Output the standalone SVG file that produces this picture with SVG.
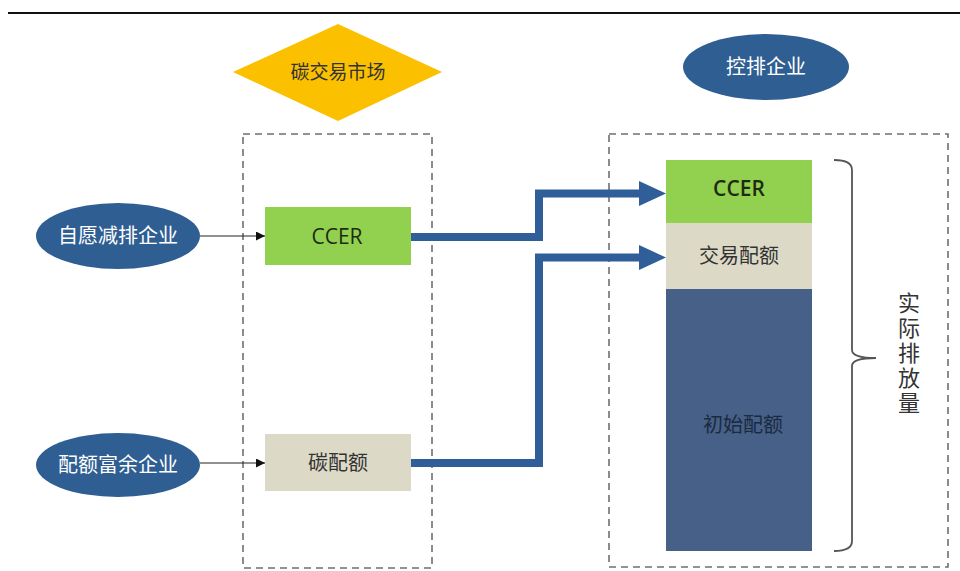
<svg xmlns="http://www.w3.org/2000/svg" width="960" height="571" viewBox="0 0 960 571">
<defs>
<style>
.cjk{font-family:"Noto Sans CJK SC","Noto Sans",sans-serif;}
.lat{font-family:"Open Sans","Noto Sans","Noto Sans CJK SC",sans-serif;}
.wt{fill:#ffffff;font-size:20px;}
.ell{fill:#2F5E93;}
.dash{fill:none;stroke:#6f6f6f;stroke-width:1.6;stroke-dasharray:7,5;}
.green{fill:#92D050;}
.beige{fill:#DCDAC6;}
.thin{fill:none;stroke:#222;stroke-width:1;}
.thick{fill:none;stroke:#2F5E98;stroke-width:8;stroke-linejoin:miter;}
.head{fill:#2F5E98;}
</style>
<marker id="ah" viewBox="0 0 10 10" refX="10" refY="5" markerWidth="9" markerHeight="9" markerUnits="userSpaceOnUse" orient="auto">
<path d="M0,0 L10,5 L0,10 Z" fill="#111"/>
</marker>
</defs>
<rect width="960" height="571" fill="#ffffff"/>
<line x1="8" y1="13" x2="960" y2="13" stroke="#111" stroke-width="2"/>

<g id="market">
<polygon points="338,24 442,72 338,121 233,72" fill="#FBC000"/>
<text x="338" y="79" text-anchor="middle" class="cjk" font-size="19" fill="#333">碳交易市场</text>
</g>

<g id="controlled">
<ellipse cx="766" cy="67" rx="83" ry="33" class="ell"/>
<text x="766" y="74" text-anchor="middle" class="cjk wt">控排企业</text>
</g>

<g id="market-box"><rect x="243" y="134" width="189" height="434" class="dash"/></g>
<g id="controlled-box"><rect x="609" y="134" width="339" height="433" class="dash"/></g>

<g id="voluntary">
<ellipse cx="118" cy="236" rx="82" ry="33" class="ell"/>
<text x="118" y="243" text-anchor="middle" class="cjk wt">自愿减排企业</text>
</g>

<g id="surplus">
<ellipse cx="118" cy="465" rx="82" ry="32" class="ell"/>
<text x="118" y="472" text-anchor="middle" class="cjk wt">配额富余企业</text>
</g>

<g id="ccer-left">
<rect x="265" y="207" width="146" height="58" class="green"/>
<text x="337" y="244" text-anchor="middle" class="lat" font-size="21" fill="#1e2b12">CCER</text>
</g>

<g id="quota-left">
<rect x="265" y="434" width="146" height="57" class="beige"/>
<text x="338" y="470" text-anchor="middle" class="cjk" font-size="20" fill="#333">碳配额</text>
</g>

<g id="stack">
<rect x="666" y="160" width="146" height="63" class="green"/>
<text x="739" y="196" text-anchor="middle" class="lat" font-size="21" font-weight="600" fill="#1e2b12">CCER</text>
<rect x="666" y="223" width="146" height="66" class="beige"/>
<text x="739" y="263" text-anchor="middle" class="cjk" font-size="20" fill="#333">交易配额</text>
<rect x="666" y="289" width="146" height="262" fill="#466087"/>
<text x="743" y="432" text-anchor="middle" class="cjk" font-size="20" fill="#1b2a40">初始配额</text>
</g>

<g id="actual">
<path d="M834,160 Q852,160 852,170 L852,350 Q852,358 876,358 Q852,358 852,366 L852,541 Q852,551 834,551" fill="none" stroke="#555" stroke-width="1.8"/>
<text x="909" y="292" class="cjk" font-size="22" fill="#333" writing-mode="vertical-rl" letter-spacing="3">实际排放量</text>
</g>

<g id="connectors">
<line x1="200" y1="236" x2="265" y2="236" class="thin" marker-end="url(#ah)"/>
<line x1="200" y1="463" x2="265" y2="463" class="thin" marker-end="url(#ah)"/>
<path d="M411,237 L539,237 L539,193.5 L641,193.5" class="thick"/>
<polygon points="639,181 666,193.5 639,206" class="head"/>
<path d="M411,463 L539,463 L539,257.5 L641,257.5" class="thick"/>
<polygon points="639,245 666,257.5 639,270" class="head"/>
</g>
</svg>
————
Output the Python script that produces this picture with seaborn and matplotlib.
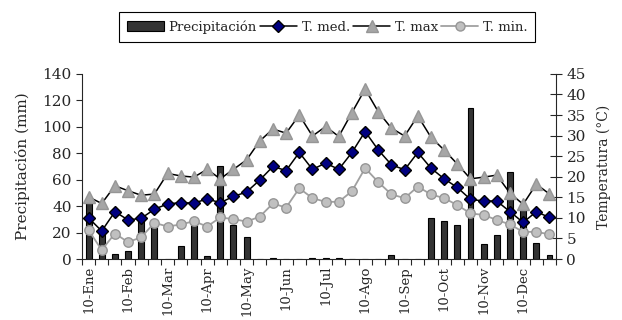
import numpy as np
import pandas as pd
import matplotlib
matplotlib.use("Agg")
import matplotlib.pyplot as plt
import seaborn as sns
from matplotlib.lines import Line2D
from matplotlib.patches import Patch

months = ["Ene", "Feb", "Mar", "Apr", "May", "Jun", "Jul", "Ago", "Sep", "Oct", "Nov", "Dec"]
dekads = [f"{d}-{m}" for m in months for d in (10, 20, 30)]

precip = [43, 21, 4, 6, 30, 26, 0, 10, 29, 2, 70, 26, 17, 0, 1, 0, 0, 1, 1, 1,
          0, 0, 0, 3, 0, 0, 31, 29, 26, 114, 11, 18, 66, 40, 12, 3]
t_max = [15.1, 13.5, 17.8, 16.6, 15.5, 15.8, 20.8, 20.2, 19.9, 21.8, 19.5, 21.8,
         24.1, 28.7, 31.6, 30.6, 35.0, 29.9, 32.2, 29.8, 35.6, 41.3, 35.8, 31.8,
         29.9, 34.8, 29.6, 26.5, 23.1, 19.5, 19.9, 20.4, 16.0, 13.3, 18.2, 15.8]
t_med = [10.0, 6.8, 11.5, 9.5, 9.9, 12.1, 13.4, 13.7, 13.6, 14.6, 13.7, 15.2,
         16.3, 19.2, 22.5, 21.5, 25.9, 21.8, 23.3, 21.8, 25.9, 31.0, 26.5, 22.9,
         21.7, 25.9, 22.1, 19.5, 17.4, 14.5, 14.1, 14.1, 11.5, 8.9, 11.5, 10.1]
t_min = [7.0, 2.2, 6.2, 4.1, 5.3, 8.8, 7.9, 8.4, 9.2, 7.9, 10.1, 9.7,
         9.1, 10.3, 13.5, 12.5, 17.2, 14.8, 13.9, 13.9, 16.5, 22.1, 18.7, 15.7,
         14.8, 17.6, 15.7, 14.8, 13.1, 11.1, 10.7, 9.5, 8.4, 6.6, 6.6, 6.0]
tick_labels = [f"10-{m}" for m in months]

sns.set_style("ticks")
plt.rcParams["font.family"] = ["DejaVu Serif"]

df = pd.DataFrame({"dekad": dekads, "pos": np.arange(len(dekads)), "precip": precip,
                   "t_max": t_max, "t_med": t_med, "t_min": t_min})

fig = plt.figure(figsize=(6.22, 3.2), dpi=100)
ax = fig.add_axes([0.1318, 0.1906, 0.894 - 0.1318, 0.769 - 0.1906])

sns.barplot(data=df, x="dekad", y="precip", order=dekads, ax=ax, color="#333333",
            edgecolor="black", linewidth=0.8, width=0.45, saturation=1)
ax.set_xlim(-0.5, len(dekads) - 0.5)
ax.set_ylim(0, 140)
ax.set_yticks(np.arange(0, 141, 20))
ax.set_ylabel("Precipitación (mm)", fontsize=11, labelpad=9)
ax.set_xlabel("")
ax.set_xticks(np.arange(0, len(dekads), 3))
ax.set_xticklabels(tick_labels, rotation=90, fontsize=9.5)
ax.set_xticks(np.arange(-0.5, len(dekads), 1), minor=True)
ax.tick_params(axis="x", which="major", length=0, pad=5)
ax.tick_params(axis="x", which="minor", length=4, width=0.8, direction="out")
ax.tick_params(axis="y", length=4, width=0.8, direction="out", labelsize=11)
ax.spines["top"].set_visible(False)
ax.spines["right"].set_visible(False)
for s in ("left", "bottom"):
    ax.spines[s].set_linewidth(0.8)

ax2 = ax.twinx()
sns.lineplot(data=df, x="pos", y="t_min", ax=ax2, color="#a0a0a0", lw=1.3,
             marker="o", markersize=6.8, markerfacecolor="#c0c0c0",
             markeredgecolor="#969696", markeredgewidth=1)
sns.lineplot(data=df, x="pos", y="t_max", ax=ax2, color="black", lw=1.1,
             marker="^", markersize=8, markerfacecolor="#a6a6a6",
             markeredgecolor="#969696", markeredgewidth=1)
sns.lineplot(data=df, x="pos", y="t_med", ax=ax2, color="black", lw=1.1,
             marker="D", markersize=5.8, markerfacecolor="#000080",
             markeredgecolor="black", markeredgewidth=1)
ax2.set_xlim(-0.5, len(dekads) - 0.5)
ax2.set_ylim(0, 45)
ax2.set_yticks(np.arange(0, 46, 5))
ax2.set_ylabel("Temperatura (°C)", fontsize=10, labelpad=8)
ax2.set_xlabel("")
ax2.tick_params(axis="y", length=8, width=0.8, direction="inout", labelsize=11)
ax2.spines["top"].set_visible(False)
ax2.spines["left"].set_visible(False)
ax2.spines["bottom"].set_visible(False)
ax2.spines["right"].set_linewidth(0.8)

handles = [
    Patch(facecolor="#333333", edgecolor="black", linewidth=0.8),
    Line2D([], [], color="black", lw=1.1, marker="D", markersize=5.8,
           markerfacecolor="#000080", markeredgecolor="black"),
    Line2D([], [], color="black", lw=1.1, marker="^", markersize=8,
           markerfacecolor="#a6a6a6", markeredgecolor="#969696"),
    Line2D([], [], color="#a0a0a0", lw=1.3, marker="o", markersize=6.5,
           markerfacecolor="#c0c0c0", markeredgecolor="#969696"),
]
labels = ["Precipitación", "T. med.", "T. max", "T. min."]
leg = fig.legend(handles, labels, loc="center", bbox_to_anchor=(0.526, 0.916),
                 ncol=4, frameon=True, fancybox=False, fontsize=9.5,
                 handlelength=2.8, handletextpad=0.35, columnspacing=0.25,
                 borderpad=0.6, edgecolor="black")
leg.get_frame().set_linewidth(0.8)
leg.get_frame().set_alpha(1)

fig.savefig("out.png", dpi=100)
————
Objective: Repeat the lines between those holding "Output the Python" and "(10, 20, 30)]", inclusive. Pictures stay out.

Output:
Output the Python script that produces this picture with seaborn and matplotlib.
import numpy as np
import pandas as pd
import matplotlib
matplotlib.use("Agg")
import matplotlib.pyplot as plt
import seaborn as sns
from matplotlib.lines import Line2D
from matplotlib.patches import Patch

months = ["Ene", "Feb", "Mar", "Apr", "May", "Jun", "Jul", "Ago", "Sep", "Oct", "Nov", "Dec"]
dekads = [f"{d}-{m}" for m in months for d in (10, 20, 30)]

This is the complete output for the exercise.